A set of parameters is expressed as a human-readable string ("nprobe=2,ht=52") and an index (cno).

ParameterSpace as a way to set parameters on an opaque index

The ParameterSpace object can set run-time parameters on an index. A typical usage is (in C++, python is equivalent):

Index *index = ....;
ParameterSpace().set_index_parameters(index, "nprobe=5,quantizer_efSearch=8");

The parameters are separated with a comma. If a parameter is not recognized, set_index_parameters throws an exception.

Example usage

See faiss/demos/demo_sift1M.cpp for an example usage of auto-tuning. The output reads like:

  0/500: cno=0 nprobe=1,ht=2 bounds [perf<=1.000 t>=0.000]  perf 0.000 t 0.061
  1/500: cno=779 nprobe=2048,ht=256 bounds [perf<=1.000 t>=0.061]  perf 0.627 t 16.697 *
  ...
  7/500: cno=247 nprobe=128,ht=42 bounds [perf<=0.000 t>=0.270] skip
  8/500: cno=664 nprobe=16,ht=112 bounds [perf<=0.282 t>=0.064]  perf 0.017 t 0.150 *
  9/500: cno=555 nprobe=8,ht=94 bounds [perf<=0.017 t>=0.064]  perf 0.000 t 0.092
  10/500: cno=292 nprobe=16,ht=50 bounds [perf<=0.000 t>=0.061] skip
  ...

This means that experiment 8 tests parameter combination 664 which sets nprobe to 16 and the Hamming threshold to 112. Previous experiments show that the performance is below 0.282 and the runtime above 0.064 s. The result performance (1-recall at 1 in this case) is 0.017 obtained in 0.150s. The star at the end of the line indicates that the operating point is optimal in the set of resutls seen so far.

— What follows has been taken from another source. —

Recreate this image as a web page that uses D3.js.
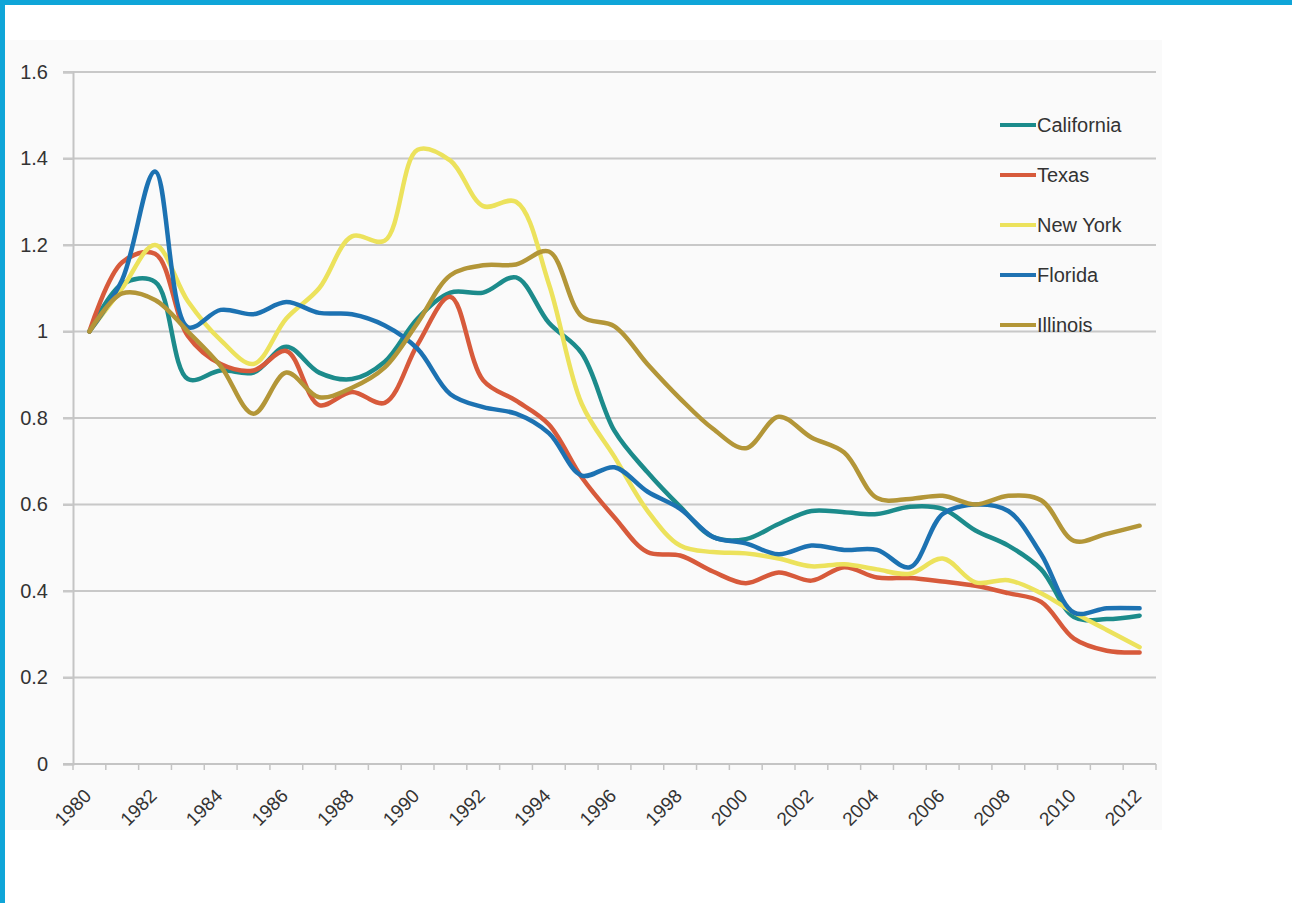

The output result is the list of operating points that are optimal:

cno=720 key=nprobe=1,ht=122 perf=0.0819 t=0.046
cno=710 key=nprobe=4,ht=120 perf=0.0895 t=0.059
cno=732 key=nprobe=1,ht=124 perf=0.1139 t=0.068
cno=744 key=nprobe=1,ht=126 perf=0.1488 t=0.069
cno=734 key=nprobe=4,ht=124 perf=0.1775 t=0.080
cno=746 key=nprobe=4,ht=126 perf=0.2264 t=0.089
cno=770 key=nprobe=4,ht=256 perf=0.5010 t=0.095
cno=771 key=nprobe=8,ht=256 perf=0.5564 t=0.156
cno=772 key=nprobe=16,ht=256 perf=0.5936 t=0.197
cno=774 key=nprobe=64,ht=256 perf=0.6226 t=0.626
cno=776 key=nprobe=256,ht=256 perf=0.6267 t=2.246
cno=778 key=nprobe=1024,ht=256 perf=0.6268 t=8.601

The string "nprobe=4,ht=126" can be used to set the parameters on the index.

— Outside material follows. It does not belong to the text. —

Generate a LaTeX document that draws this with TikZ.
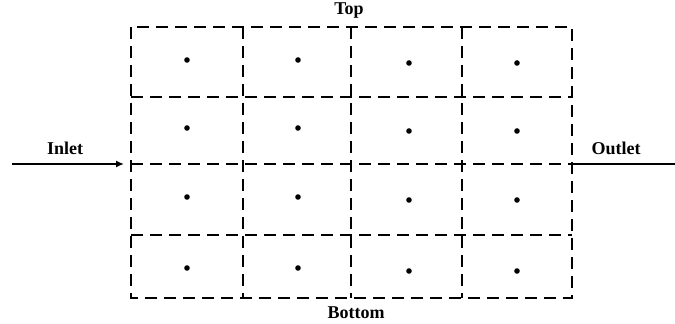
\documentclass[tikz,border=0pt]{standalone}
\usepackage{fontspec}
\setmainfont{Liberation Serif}
\usetikzlibrary{arrows.meta}
\begin{document}
\begin{tikzpicture}[x=0.5pt,y=-0.5pt,
cell/.style={draw,dash pattern=on 6pt off 3.5pt,line width=1.4pt},
dot/.style={circle,fill,inner sep=0pt,minimum size=2.8pt},
flow/.style={line width=1.4pt},
lbl/.style={font=\bfseries\fontsize{9}{10}\selectfont,inner sep=0pt,anchor=base}
]
\useasboundingbox (0,0) rectangle (675,324);
% grid
\draw[cell] (131,27) rectangle (572,298);
\foreach \y in {97,164,235}
  \draw[cell] (131,\y) -- (572,\y);
\foreach \x in {243,351,462}
  \draw[cell] (\x,27) -- (\x,298);
% cell centres
\foreach \x/\dy [count=\i] in {187/0,298/0,409/3,517/3}
  \foreach \y [count=\j] in {60,128,197,268}
    \node[dot] (d\j\i) at (\x,\y+\dy) {};
% labels
\node[lbl] (top) at (349,15) {Top};
\node[lbl] (bottom) at (356,319) {Bottom};
\node[lbl] (inlet) at (65,155) {Inlet};
\node[lbl] (outlet) at (616,155) {Outlet};
% flow in and out
\coordinate (inW) at (12,164);
\coordinate (inE) at (124,164);
\coordinate (outW) at (573,164);
\coordinate (outE) at (675,164);
\draw[flow,-{Latex[length=4pt,width=3.5pt]}] (inW) -- (inE);
\draw[flow] (outW) -- (outE);
\end{tikzpicture}
\end{document}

Reliability of the optimization

There are 3 parameters that impact the reliability of auto-tuning (or manual tuning, btw):

sensitivity of the query set and the criterion. If it is too easy (eg. R@1 on Twitter Glove) or too hard (eg. the random dataset), no useful signal will come from the tuning.
the dataset should have enough query points, at least 1000, preferably 10000, to be sensitive enough to the parameter settings.
reliability of the timings. Times are measured in wall-clock time. This is most reliable on an unoccupied GPU or 1 thread of CPU. It is less reliable in multi-threading. The smaller the dataset, the less reliable the timing. Multi-thread measurements below 1s are not reliable.